The plane manufacturer said it had a net loss of 87 commercial planes after factoring in the likely loss of business with India's Jet Airways, which went bankrupt last year. Overall, the company had 246 new orders, not enough to offset the loss of business.
Aviation authorities worldwide grounded the Boeing 737 Max 8 and Max 9 in spring 2019 after a Lion Air crash in October 2018 and an Ethiopian Airlines crash in March killed a collective 346 people.
Investigators blamed a fault in the model's maneuvering characteristics augmentation system, which caused the planes to nosedive.
Since the groundings, there's been little demand for the 737, which saw a 90 percent drop in new orders in 2019. There also was a 53 percent drop in deliveries, from 806 in 2018 to 380 in 2019.
Rival Airbus, meanwhile, had 654 new orders for its A320 aircraft, a competitor of the 737 Max.
Boeing CEO Dave Calhoun sent an email to employees Monday pushing the return of the Max to service. The company is awaiting certification and training to put the planes back in the air.
"We'll get it done, and we'll get it done right," he wrote.
Last week, Boeing sent Congress more than 100 pages of internal communications exposing communications between employees boasting about manipulating American and international safety regulators.
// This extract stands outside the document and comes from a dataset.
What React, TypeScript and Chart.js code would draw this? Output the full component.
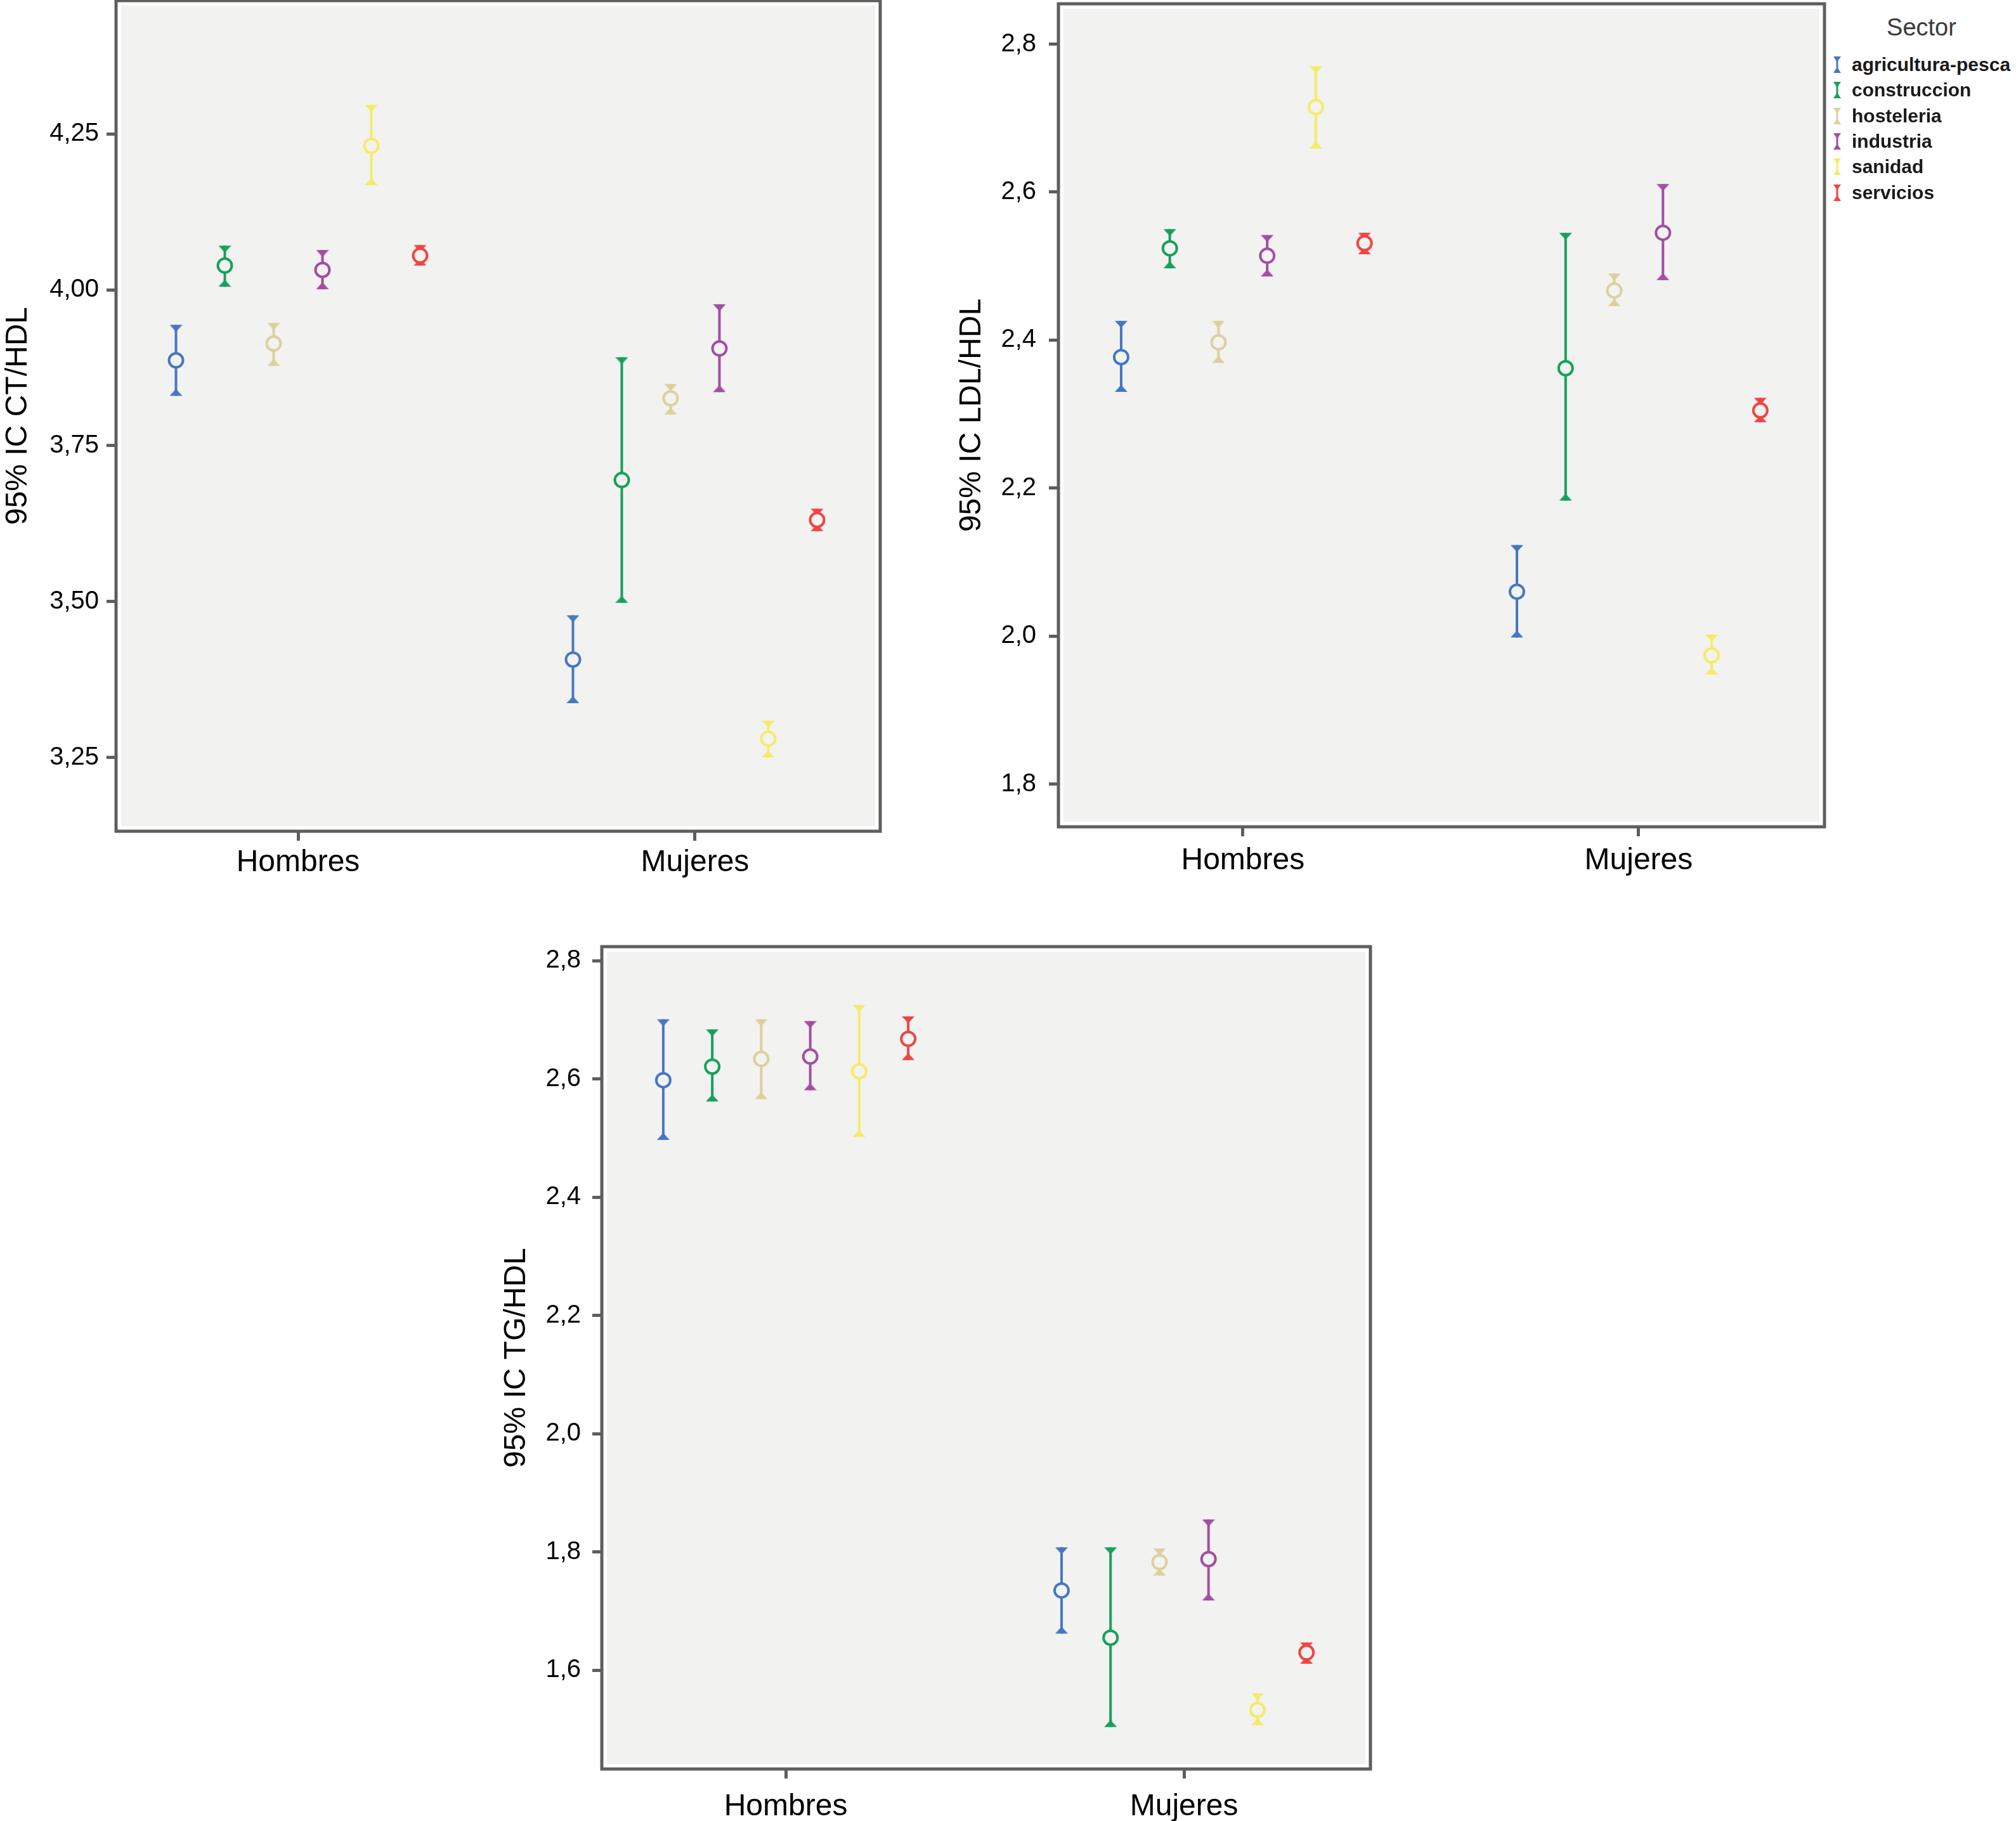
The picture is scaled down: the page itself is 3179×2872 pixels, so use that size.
import React, { useEffect, useRef } from 'react';
import { Chart, registerables } from 'chart.js';

Chart.register(...registerables);

// ---------- data ----------
const sectors = ['agricultura-pesca', 'construccion', 'hosteleria', 'industria', 'sanidad', 'servicios'];
const sexCategories = ['Hombres', 'Mujeres'];
const sectorColors = ['#4676c4', '#17a05c', '#ddd09e', '#a24ea4', '#f4ec68', '#ef4545'];

// CT/HDL
const ctMeanHombres = [3.887, 4.039, 3.914, 4.032, 4.231, 4.055];
const ctLowHombres = [3.83, 4.005, 3.878, 4.001, 4.168, 4.039];
const ctHighHombres = [3.944, 4.071, 3.947, 4.064, 4.297, 4.072];
const ctMeanMujeres = [3.407, 3.695, 3.826, 3.906, 3.28, 3.631];
const ctLowMujeres = [3.337, 3.498, 3.8, 3.836, 3.25, 3.613];
const ctHighMujeres = [3.478, 3.892, 3.849, 3.977, 3.309, 3.649];
const ctTicks = [3.25, 3.5, 3.75, 4.0, 4.25];

// LDL/HDL
const ldlMeanHombres = [2.377, 2.524, 2.397, 2.514, 2.715, 2.531];
const ldlLowHombres = [2.33, 2.497, 2.369, 2.486, 2.659, 2.516];
const ldlHighHombres = [2.426, 2.55, 2.426, 2.542, 2.77, 2.545];
const ldlMeanMujeres = [2.06, 2.362, 2.467, 2.545, 1.974, 2.305];
const ldlLowMujeres = [1.998, 2.183, 2.446, 2.481, 1.948, 2.289];
const ldlHighMujeres = [2.123, 2.545, 2.49, 2.611, 2.002, 2.322];
const ldlTicks = [1.8, 2.0, 2.2, 2.4, 2.6, 2.8];

// TG/HDL
const tgMeanHombres = [2.598, 2.621, 2.634, 2.638, 2.613, 2.668];
const tgLowHombres = [2.497, 2.562, 2.566, 2.581, 2.502, 2.632];
const tgHighHombres = [2.701, 2.684, 2.701, 2.698, 2.725, 2.706];
const tgMeanMujeres = [1.735, 1.655, 1.783, 1.788, 1.533, 1.63];
const tgLowMujeres = [1.662, 1.504, 1.76, 1.718, 1.507, 1.611];
const tgHighMujeres = [1.808, 1.808, 1.806, 1.855, 1.561, 1.647];
const tgTicks = [1.6, 1.8, 2.0, 2.2, 2.4, 2.6, 2.8];

// ---------- style ----------
const FONT = "'Liberation Sans', Arial, Helvetica, sans-serif";
const PLOT_BG = '#f2f2f0';
const FRAME = '#5e5e5e';
const SERIES_SPACING = 0.123;

function makeCap(color: string) {
  const c = document.createElement('canvas');
  c.width = 20;
  c.height = 24;
  const g = c.getContext('2d')!;
  g.fillStyle = color;
  g.beginPath();
  g.moveTo(0, 12);
  g.lineTo(20, 12);
  g.lineTo(10, 23);
  g.closePath();
  g.fill();
  return c;
}

const framePlugin = {
  id: 'spssFrame',
  beforeDraw(chart: any) {
    const { ctx, chartArea: a } = chart;
    ctx.save();
    ctx.fillStyle = PLOT_BG;
    const inset = 8;
    ctx.fillRect(a.left + inset, a.top + inset, a.right - a.left - 2 * inset, a.bottom - a.top - 2 * inset);
    ctx.restore();
  },
  afterDraw(chart: any) {
    const { ctx, chartArea: a } = chart;
    ctx.save();
    ctx.strokeStyle = FRAME;
    ctx.lineWidth = 5;
    ctx.strokeRect(a.left, a.top, a.right - a.left, a.bottom - a.top);
    ctx.restore();
  },
};

type PanelProps = {
  left: number; top: number; width: number; height: number;
  padTop: number; padRight: number; yAxisWidth: number; xAxisHeight: number;
  xMin: number; xMax: number; yMin: number; yMax: number;
  yTicks: number[]; decimals: number; yTitle: string;
  titlePad: number; tickPad: number; xLabelPad: number;
  meanH: number[]; lowH: number[]; highH: number[];
  meanM: number[]; lowM: number[]; highM: number[];
};

function Panel(p: PanelProps) {
  const ref = useRef<HTMLCanvasElement>(null);
  useEffect(() => {
    const groups = [
      { mean: p.meanH, low: p.lowH, high: p.highH },
      { mean: p.meanM, low: p.lowM, high: p.highM },
    ];
    const datasets: any[] = [];
    sectors.forEach((name, s) => {
      const offset = (s - 2.5) * SERIES_SPACING;
      const whisker: any[] = [];
      const means: any[] = [];
      groups.forEach((g, gi) => {
        const x = gi + offset;
        if (gi > 0) whisker.push({ x, y: null });
        whisker.push({ x, y: g.low[s] }, { x, y: g.high[s] });
        means.push({ x, y: g.mean[s] });
      });
      const color = sectorColors[s];
      const cap = makeCap(color);
      datasets.push({
        label: name,
        data: means,
        showLine: false,
        pointStyle: 'circle',
        pointRadius: 11,
        pointBorderWidth: 4,
        pointBorderColor: color,
        pointBackgroundColor: PLOT_BG,
        order: 0,
      });
      datasets.push({
        label: name + ' IC',
        data: whisker,
        showLine: true,
        spanGaps: false,
        borderColor: color,
        borderWidth: 4,
        pointStyle: cap,
        pointRadius: 6,
        pointRotation: (ctx: any) => (ctx.dataIndex % 3 === 0 ? 180 : 0),
        order: 1,
      });
    });

    const chart = new Chart(ref.current!, {
      type: 'scatter',
      data: { datasets },
      plugins: [framePlugin],
      options: {
        animation: false,
        responsive: false,
        devicePixelRatio: 1,
        layout: { autoPadding: false, padding: { top: p.padTop, right: p.padRight, left: 0, bottom: 0 } },
        plugins: { legend: { display: false }, tooltip: { enabled: false } },
        scales: {
          x: {
            type: 'linear',
            min: p.xMin,
            max: p.xMax,
            afterBuildTicks: (scale: any) => {
              scale.ticks = sexCategories.map((_, i) => ({ value: i }));
            },
            afterFit: (scale: any) => {
              scale.height = p.xAxisHeight;
              scale.paddingLeft = 0;
              scale.paddingRight = 0;
            },
            ticks: {
              callback: (v: any) => sexCategories[Math.round(Number(v))] ?? '',
              font: { family: FONT, size: 48 },
              color: '#000',
              padding: p.xLabelPad,
              maxRotation: 0,
              autoSkip: false,
            },
            grid: { drawOnChartArea: false, drawTicks: true, tickLength: 15, tickWidth: 5, tickColor: FRAME },
            border: { display: false },
          },
          y: {
            type: 'linear',
            min: p.yMin,
            max: p.yMax,
            afterBuildTicks: (scale: any) => {
              scale.ticks = p.yTicks.map((v) => ({ value: v }));
            },
            afterFit: (scale: any) => {
              scale.width = p.yAxisWidth;
              scale.paddingTop = 0;
              scale.paddingBottom = 0;
            },
            ticks: {
              callback: (v: any) => Number(v).toFixed(p.decimals).replace('.', ','),
              font: { family: FONT, size: 40 },
              color: '#000',
              padding: p.tickPad,
              autoSkip: false,
            },
            grid: { drawOnChartArea: false, drawTicks: true, tickLength: 15, tickWidth: 5, tickColor: FRAME },
            border: { display: false },
            title: {
              display: true,
              text: p.yTitle,
              font: { family: FONT, size: 48 },
              color: '#000',
              padding: { top: p.titlePad, bottom: 0 },
            },
          },
        },
      } as any,
    });
    return () => chart.destroy();
  }, []);
  return (
    <canvas
      ref={ref}
      width={p.width}
      height={p.height}
      style={{ position: 'absolute', left: p.left, top: p.top, width: p.width, height: p.height }}
    />
  );
}

function LegendIcon({ color }: { color: string }) {
  return (
    <svg width={14} height={28} viewBox="0 0 14 28" style={{ position: 'absolute', left: -30, top: -14 }}>
      <line x1={7} y1={2} x2={7} y2={26} stroke={color} strokeWidth={3} />
      <polygon points="1,1 13,1 7,10" fill={color} />
      <polygon points="1,27 13,27 7,18" fill={color} />
    </svg>
  );
}

export default function App() {
  useEffect(() => {
    document.body.style.margin = '0';
  }, []);
  return (
    <div style={{ position: 'absolute', left: 0, top: 0, width: 3179, height: 2872, background: '#fff', overflow: 'hidden' }}>
      <Panel
        left={0} top={0} width={1420} height={1400}
        padTop={1} padRight={32} yAxisWidth={183} xAxisHeight={89}
        xMin={-0.4585} xMax={1.4665} yMin={3.1316} yMax={4.464}
        yTicks={ctTicks} decimals={2} yTitle="95% IC CT/HDL"
        titlePad={0} tickPad={12} xLabelPad={6}
        meanH={ctMeanHombres} lowH={ctLowHombres} highH={ctHighHombres}
        meanM={ctMeanMujeres} lowM={ctLowMujeres} highM={ctHighMujeres}
      />
      <Panel
        left={1480} top={0} width={1420} height={1400}
        padTop={6} padRight={23} yAxisWidth={189} xAxisHeight={96}
        xMin={-0.466} xMax={1.4696} yMin={1.7422} yMax={2.8545}
        yTicks={ldlTicks} decimals={1} yTitle="95% IC LDL/HDL"
        titlePad={24} tickPad={20} xLabelPad={10}
        meanH={ldlMeanHombres} lowH={ldlLowHombres} highH={ldlHighHombres}
        meanM={ldlMeanMujeres} lowM={ldlLowMujeres} highM={ldlHighMujeres}
      />
      <Panel
        left={760} top={1450} width={1422} height={1422}
        padTop={43} padRight={21} yAxisWidth={189} xAxisHeight={82}
        xMin={-0.4618} xMax={1.468} yMin={1.433} yMax={2.8239}
        yTicks={tgTicks} decimals={1} yTitle="95% IC TG/HDL"
        titlePad={26} tickPad={18} xLabelPad={16}
        meanH={tgMeanHombres} lowH={tgLowHombres} highH={tgHighHombres}
        meanM={tgMeanMujeres} lowM={tgLowMujeres} highM={tgHighMujeres}
      />
      <div
        style={{
          position: 'absolute', left: 2930, top: 24, width: 200, textAlign: 'center',
          fontFamily: FONT, fontSize: 38, lineHeight: '38px', color: '#3a3a3a',
        }}
      >
        Sector
      </div>
      {sectors.map((name, i) => (
        <div
          key={name}
          style={{
            position: 'absolute', left: 2920, top: 102 + i * 40.3 - 15, height: 30,
            fontFamily: FONT, fontSize: 30, fontWeight: 700, lineHeight: '30px', color: '#1a1a1a',
            whiteSpace: 'nowrap',
          }}
        >
          <div style={{ position: 'relative', top: 15 }}>
            <LegendIcon color={sectorColors[i]} />
          </div>
          {name}
        </div>
      ))}
    </div>
  );
}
Boeing said it has proactively brought these messages, and additional documents, to the FAA's attention to prove its commitment to transparency and to Senate and House committees in recognition of their oversight functions, admitting that they will raise questions over the development and qualification of its Max simulators and the company's interactions with the federal aviation regulator.